The four-week PARSE Institute summer program consists of one week of instructional theory followed by two weeks of laboratory instruction and then a final week of lesson planning. The goal is for high school teachers to experience a research laboratory and then develop concrete lesson plans ready to share with their students during the following school year. Dr. Clayton comments, “As a graduate of Saint Peter’s, this makes me very proud that we are on the cutting edge of biogenetic science, physics, microplasma research and science instruction. I want all kids to be turned onto science through the work of their teachers who become PARSE Fellows.”

Lab placements for the summer institute have included studying about microplasmas at Saint Peter’s College Center for Microplasma Science and Technology (CMST), ecology at Liberty State Park, plasma physics at the PPPL, and bionutrition at the Liberty Science Center. In addition to these opportunities, last summer Dr. Lopez received the NASA offer from PPPL. The challenge to PARSE participants was to create an experiment, get it approved by NASA and then successfully complete flight training to fly and perform their experiments in the microgravity environment. The competitive opportunity had many inherent obstacles. Dr. Clayton points out, “Though our group did not include engineers, we had to meet strict NASA engineering standards.” The experiment that the teachers devised focused on how sound waves or acoustic pressure could be used to manipulate non-Newtonian or complex fluids in zero gravity.

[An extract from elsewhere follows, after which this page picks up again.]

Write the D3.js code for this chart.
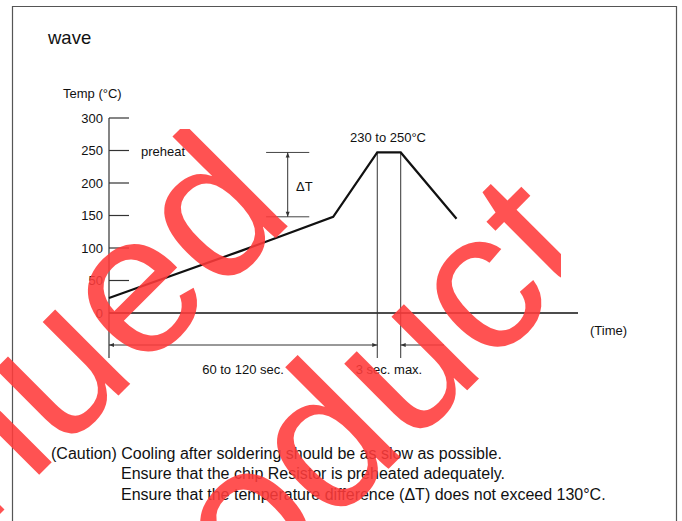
<!DOCTYPE html>
<html lang="en">
<head>
    <meta charset="UTF-8">
    <title>wave soldering profile</title>
    <script src="https://d3js.org/d3.v7.min.js"></script>
    <style>
        body {
            margin: 0;
            padding: 0;
            background: #fff;
            font-family: "Liberation Sans", Arial, sans-serif;
        }
        svg text {
            fill: #111;
        }
    </style>
</head>
<body>
    <div id="chart"></div>

    <script>
        // temperature axis ticks
        const tempTicks = [0, 50, 100, 150, 200, 250, 300];
        // profile points (time in relative units, temperature in °C)
        const profileTime = [0, 28.3, 47.8, 57.2, 62.2, 74.1];
        const profileTemp = [23, 96, 148, 247, 247, 145];
        // dimension / annotation texts
        const timeLabels = ['60 to 120 sec.', '3 sec. max.'];
        const cautionLines = [
            '(Caution) Cooling after soldering should be as slow as possible.',
            'Ensure that the chip Resistor is preheated adequately.',
            'Ensure that the temperature difference (\u0394T) does not exceed 130\u00b0C.'
        ];
        const watermark = ['Discontinued', 'Product'];

        const W = 682, H = 521;
        const svg = d3.select('#chart').append('svg')
            .attr('width', W).attr('height', H);

        const defs = svg.append('defs');
        // arrow heads
        defs.append('marker')
            .attr('id', 'arr')
            .attr('viewBox', '0 0 10 10')
            .attr('refX', 10).attr('refY', 5)
            .attr('markerWidth', 7).attr('markerHeight', 5)
            .attr('markerUnits', 'userSpaceOnUse')
            .attr('orient', 'auto-start-reverse')
            .append('path')
            .attr('d', 'M0,1 L10,5 L0,9 Z')
            .attr('fill', '#333');

        defs.append('clipPath').attr('id', 'wmclip')
            .append('rect').attr('x', 0).attr('y', 129).attr('width', 561).attr('height', 400);

        // page frame
        svg.append('path')
            .attr('d', `M12.5,${H} V6.5 H676.5 V${H}`)
            .attr('fill', 'none').attr('stroke', '#555').attr('stroke-width', 1.2);

        svg.append('text').attr('x', 48).attr('y', 44)
            .style('font-size', '18.5px').text('wave');

        // scales
        const x = d3.scaleLinear().domain([0, 100]).range([109, 578]);
        const y = d3.scaleLinear().domain([0, 300]).range([313, 118]);

        // y axis: ticks pointing right, labels on the left
        const yAxis = svg.append('g');
        yAxis.append('line')
            .attr('x1', x(0)).attr('x2', x(0))
            .attr('y1', y(300)).attr('y2', 358)
            .attr('stroke', '#333').attr('stroke-width', 1.2);
        yAxis.selectAll('.tk').data(tempTicks).enter().append('line')
            .attr('x1', x(0)).attr('x2', x(0) + 20)
            .attr('y1', d => y(d)).attr('y2', d => y(d))
            .attr('stroke', '#333').attr('stroke-width', 1.2);
        yAxis.selectAll('.lb').data(tempTicks).enter().append('text')
            .attr('x', 103).attr('y', d => y(d) + 4.7)
            .attr('text-anchor', 'end')
            .style('font-size', '13px')
            .text(d => d);

        svg.append('text').attr('x', 63).attr('y', 97.5)
            .style('font-size', '13px').text('Temp (\u00b0C)');

        // time axis
        svg.append('line')
            .attr('x1', x(0)).attr('x2', x(100))
            .attr('y1', y(0)).attr('y2', y(0))
            .attr('stroke', '#111').attr('stroke-width', 1.4);
        svg.append('text').attr('x', 590).attr('y', 335)
            .style('font-size', '13px').text('(Time)');

        // peak markers
        const peakStart = profileTime[3], peakEnd = profileTime[4];
        [peakStart, peakEnd].forEach(t => {
            svg.append('line')
                .attr('x1', x(t)).attr('x2', x(t))
                .attr('y1', y(profileTemp[3])).attr('y2', 358)
                .attr('stroke', '#333').attr('stroke-width', 1);
        });

        // delta T bracket
        const dtLeft = 33.5, dtRight = 42.7, dtMid = 38.1;
        [profileTemp[3], profileTemp[2]].forEach(v => {
            svg.append('line')
                .attr('x1', x(dtLeft)).attr('x2', x(dtRight))
                .attr('y1', y(v)).attr('y2', y(v))
                .attr('stroke', '#444').attr('stroke-width', 1);
        });
        svg.append('line')
            .attr('x1', x(dtMid)).attr('x2', x(dtMid))
            .attr('y1', y(profileTemp[3])).attr('y2', y(profileTemp[2]))
            .attr('stroke', '#333').attr('stroke-width', 1)
            .attr('marker-start', 'url(#arr)').attr('marker-end', 'url(#arr)');
        svg.append('text').attr('x', 296).attr('y', 190.5)
            .style('font-size', '13px').text('\u0394T');

        // dimension arrows under the axis
        const dimY = 345;
        svg.append('line')
            .attr('x1', x(0)).attr('x2', x(peakStart))
            .attr('y1', dimY).attr('y2', dimY)
            .attr('stroke', '#333').attr('stroke-width', 1)
            .attr('marker-start', 'url(#arr)').attr('marker-end', 'url(#arr)');
        svg.append('line')
            .attr('x1', x(71.4)).attr('x2', x(peakEnd))
            .attr('y1', dimY).attr('y2', dimY)
            .attr('stroke', '#333').attr('stroke-width', 1)
            .attr('marker-end', 'url(#arr)');
        svg.append('text').attr('x', 243).attr('y', 374)
            .attr('text-anchor', 'middle')
            .style('font-size', '13px').text(timeLabels[0]);
        svg.append('text').attr('x', 389).attr('y', 374)
            .attr('text-anchor', 'middle')
            .style('font-size', '13px').text(timeLabels[1]);

        // profile curve
        const pts = profileTime.map((t, i) => [t, profileTemp[i]]);
        svg.append('path')
            .datum(pts)
            .attr('d', d3.line().x(d => x(d[0])).y(d => y(d[1])))
            .attr('fill', 'none')
            .attr('stroke', '#111')
            .attr('stroke-width', 2.2)
            .attr('stroke-linejoin', 'miter');

        svg.append('text').attr('x', 141).attr('y', 155.5)
            .style('font-size', '13px').text('preheat');
        svg.append('text').attr('x', 388).attr('y', 141.5)
            .attr('text-anchor', 'middle')
            .style('font-size', '13px').text('230 to 250\u00b0C');

        // caution notes
        svg.selectAll('.ct').data(cautionLines).enter().append('text')
            .attr('x', (d, i) => i === 0 ? 51 : 121)
            .attr('y', (d, i) => 458.5 + i * 20.6)
            .style('font-size', '16px')
            .text(d => d);

        // red watermark; each line is pinned by one glyph point seen in the scan
        // (fx = fraction of the glyph advance, fy = height in em above baseline)
        const wmSize = 200, wmAngle = -45;
        const wmAnchor = [
            { idx: 11, fx: 0.874, fy: 0, at: [287, 227] },   // right foot of the last "d"
            { idx: 5, fx: 0.5, fy: 0.26, at: [487, 297] }     // middle of the "c"
        ];
        const wm = svg.append('g')
            .attr('clip-path', 'url(#wmclip)')
            .attr('opacity', 0.88);
        watermark.forEach((w, i) => {
            const t = wm.append('text')
                .style('font-size', wmSize + 'px')
                .style('fill', '#ff3b3b')
                .text(w);
            const node = t.node();
            const p = wmAnchor[i];
            const lx = node.getStartPositionOfChar(p.idx).x + node.getSubStringLength(p.idx, 1) * p.fx;
            const ly = -p.fy * wmSize;
            const a = wmAngle * Math.PI / 180;
            const rx = lx * Math.cos(a) - ly * Math.sin(a);
            const ry = lx * Math.sin(a) + ly * Math.cos(a);
            t.attr('transform', `translate(${p.at[0] - rx},${p.at[1] - ry}) rotate(${wmAngle})`);
        });
    </script>
</body>
</html>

Teachers from several New Jersey high schools participated, including professionals from Union City High School, the Milton School, McNair Academic High School, Saint Dominic Academy and University Academy Charter School. “For all of the challenges at hand, Jim and I stepped back to allow the teachers to face them and solve them using their own professional expertise,” reports Dr. Lopez, who served as the research mentor to the team. After the experiment was approved, the team traveled to the Johnson Space Center to take part in the flight. Every team member that was medically cleared by NASA’s flight surgeons and passed the flight training was able to participate. The experience was unique, educational, and most importantly, successful. Participants were able to observe and record the sound wave interaction with the complex fluid in zero gravity. Videos from the space flight are online.

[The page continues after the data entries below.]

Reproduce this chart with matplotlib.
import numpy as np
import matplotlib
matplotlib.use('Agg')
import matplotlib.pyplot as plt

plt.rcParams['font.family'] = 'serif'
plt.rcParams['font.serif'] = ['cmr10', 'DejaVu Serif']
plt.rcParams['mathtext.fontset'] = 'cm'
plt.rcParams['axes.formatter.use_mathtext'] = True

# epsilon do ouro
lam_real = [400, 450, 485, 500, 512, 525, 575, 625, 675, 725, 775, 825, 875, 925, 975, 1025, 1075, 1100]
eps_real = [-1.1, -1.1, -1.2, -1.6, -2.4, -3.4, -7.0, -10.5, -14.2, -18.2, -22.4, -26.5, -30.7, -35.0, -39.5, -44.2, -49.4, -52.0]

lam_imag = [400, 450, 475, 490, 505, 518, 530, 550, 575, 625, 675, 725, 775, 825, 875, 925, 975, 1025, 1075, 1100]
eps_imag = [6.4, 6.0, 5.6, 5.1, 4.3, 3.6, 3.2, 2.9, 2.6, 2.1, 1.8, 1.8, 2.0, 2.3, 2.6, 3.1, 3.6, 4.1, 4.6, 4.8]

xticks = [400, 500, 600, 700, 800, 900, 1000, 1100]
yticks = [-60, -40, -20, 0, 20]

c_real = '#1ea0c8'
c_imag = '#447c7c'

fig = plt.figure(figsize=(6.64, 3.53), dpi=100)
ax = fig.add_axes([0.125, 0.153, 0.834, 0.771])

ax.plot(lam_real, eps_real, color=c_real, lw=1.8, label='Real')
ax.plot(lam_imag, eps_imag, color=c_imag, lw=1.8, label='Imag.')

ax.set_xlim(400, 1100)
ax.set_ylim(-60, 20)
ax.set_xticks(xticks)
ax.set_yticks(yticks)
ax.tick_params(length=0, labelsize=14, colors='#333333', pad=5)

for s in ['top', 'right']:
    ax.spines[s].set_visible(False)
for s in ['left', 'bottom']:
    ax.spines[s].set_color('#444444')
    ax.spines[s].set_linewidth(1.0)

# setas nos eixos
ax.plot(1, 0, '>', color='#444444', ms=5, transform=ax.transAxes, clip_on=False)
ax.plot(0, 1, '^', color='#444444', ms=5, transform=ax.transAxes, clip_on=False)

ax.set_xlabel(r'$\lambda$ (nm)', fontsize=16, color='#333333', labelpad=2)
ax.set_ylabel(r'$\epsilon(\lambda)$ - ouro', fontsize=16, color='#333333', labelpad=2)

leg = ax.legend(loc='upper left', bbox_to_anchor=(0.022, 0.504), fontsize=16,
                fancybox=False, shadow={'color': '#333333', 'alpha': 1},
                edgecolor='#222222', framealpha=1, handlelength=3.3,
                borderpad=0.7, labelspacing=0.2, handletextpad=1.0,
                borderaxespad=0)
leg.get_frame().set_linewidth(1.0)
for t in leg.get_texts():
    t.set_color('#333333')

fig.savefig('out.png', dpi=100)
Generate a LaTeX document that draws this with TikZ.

An upcoming PARSE Institute educational opportunity will be offered on November 20, 2010. The PARSE Institute will present a free workshop for all science teachers grades 6-12 by William A. Gutsch Jr., Ph.D. ’67, distinguished professor of the College of Arts and Sciences and recently appointed executive director of the PARSE Institute, and John Ruppert, Ed.M., a Ph.D. candidate at Rutgers University as well as lab coordinator and instructor for the Saint Peter’s College Department of Biology. The three-hour program for teachers will utilize multimedia presentations and hands-on activities that teachers can apply to their classrooms. The workshop, “Earth-Sun Relationships: Looking Across the Sciences,” offers an exploration of the vital connection between the earth and the sun.

Potential future PARSE Summer Institute science research opportunities for 2011 may include space observatory research in Arizona or science field research in the Amazon jungle. The DoE and NASA are looking into further expanding the possibility of allowing other future PARSE Institute experiments to be performed at the Johnson Space Center.